WRITTEN INSTRUCTION: Scan the data for "this" and copy the lines it appears in.

----- ENTRIES PROVIDED

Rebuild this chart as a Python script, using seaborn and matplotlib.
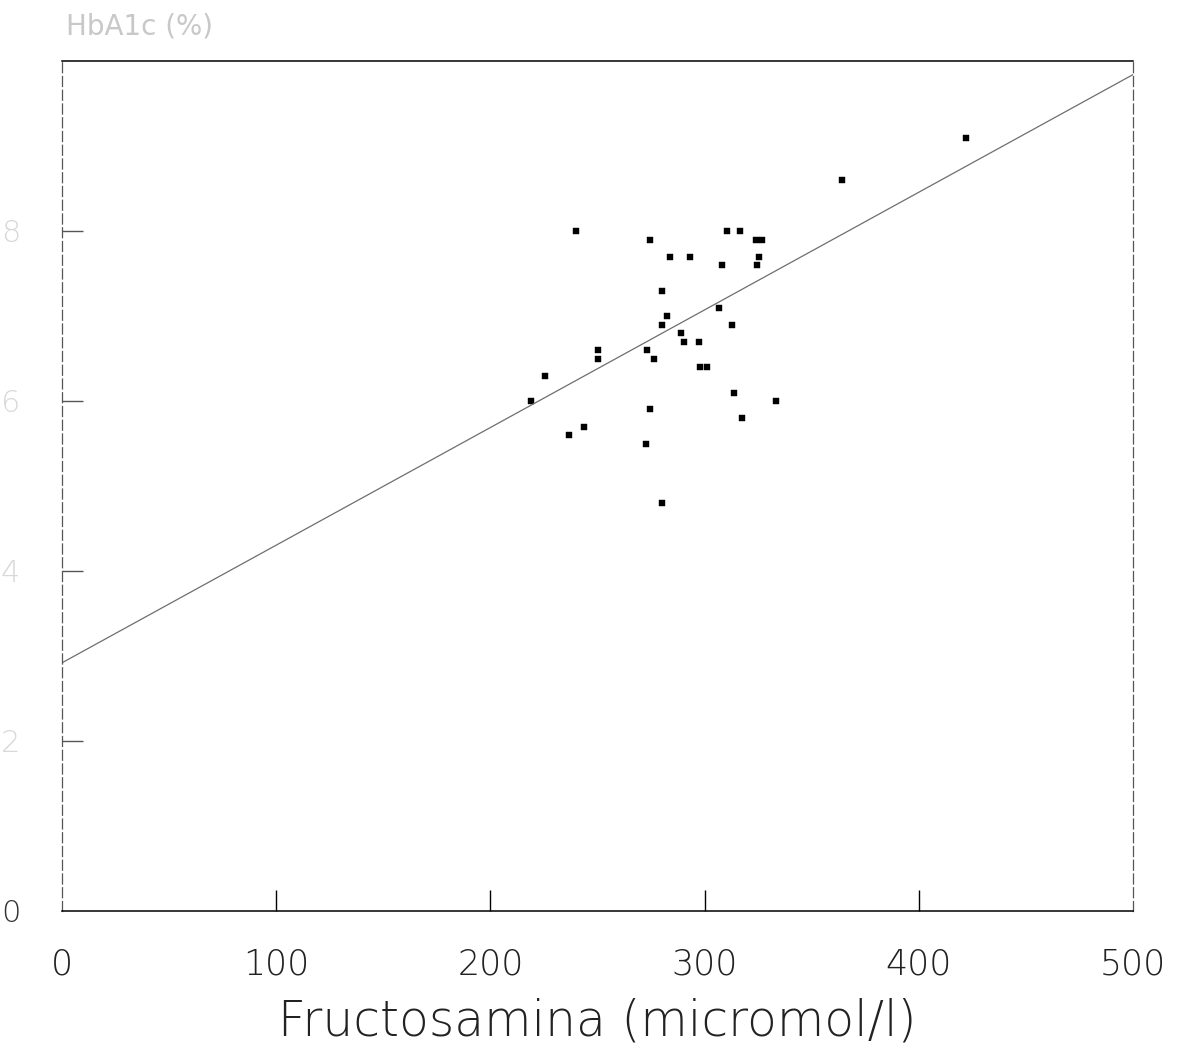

----------
----- ENTRIES PROVIDED

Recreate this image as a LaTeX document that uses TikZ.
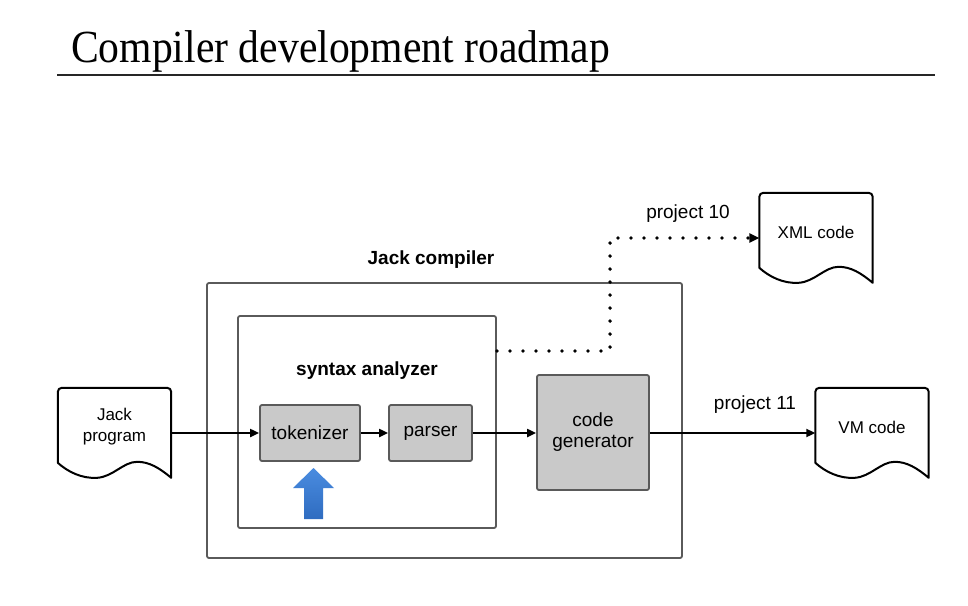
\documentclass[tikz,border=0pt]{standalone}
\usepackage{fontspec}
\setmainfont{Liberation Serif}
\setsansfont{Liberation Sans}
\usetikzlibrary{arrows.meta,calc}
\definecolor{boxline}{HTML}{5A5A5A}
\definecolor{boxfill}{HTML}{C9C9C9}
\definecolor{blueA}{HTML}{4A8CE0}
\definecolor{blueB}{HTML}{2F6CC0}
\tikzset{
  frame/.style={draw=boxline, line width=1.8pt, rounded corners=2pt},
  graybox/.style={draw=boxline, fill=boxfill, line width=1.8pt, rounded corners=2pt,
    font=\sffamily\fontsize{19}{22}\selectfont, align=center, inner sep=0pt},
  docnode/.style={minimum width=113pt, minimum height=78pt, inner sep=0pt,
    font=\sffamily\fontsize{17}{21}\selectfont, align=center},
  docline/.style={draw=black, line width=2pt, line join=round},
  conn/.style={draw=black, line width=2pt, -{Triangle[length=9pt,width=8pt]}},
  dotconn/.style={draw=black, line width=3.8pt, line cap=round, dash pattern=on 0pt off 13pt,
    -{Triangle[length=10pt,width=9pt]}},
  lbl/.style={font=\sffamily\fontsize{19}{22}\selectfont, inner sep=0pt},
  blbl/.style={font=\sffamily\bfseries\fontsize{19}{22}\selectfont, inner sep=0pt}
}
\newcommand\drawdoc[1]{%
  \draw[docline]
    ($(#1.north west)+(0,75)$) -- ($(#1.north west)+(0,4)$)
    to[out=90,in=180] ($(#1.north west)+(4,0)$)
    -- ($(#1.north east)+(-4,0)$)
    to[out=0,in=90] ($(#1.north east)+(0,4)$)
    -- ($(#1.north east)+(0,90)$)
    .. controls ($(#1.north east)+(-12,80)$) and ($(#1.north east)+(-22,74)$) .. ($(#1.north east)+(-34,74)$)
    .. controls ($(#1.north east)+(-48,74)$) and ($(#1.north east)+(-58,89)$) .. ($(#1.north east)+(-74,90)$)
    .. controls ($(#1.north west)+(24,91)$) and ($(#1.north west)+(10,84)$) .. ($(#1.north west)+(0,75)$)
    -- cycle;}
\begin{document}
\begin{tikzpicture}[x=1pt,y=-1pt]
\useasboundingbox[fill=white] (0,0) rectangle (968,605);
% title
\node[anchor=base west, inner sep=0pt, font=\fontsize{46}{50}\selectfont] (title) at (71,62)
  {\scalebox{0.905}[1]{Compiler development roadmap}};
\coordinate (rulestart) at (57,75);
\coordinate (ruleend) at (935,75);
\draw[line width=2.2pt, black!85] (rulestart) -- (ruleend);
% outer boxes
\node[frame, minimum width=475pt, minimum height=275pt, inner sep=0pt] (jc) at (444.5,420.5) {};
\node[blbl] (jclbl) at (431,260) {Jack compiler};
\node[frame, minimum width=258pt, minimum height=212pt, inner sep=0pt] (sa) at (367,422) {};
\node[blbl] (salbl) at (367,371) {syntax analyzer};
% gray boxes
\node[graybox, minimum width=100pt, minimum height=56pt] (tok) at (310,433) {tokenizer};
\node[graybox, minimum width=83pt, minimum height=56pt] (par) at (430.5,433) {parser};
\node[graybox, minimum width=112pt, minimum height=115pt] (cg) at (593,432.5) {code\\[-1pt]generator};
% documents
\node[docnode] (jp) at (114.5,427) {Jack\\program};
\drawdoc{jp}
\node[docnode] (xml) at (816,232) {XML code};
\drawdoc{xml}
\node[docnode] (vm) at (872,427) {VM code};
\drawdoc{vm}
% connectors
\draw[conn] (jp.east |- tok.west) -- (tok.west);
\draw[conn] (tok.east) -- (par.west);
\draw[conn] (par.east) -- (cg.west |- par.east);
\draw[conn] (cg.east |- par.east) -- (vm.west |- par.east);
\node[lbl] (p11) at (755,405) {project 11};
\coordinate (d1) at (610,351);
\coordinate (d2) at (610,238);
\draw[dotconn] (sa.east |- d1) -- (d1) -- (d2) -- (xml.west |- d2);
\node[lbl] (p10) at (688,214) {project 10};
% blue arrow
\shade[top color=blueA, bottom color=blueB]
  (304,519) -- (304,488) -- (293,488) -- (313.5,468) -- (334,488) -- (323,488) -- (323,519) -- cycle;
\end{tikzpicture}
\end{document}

----------

RESPONSE:
Rebuild this chart as a Python script, using seaborn and matplotlib.
Recreate this image as a LaTeX document that uses TikZ.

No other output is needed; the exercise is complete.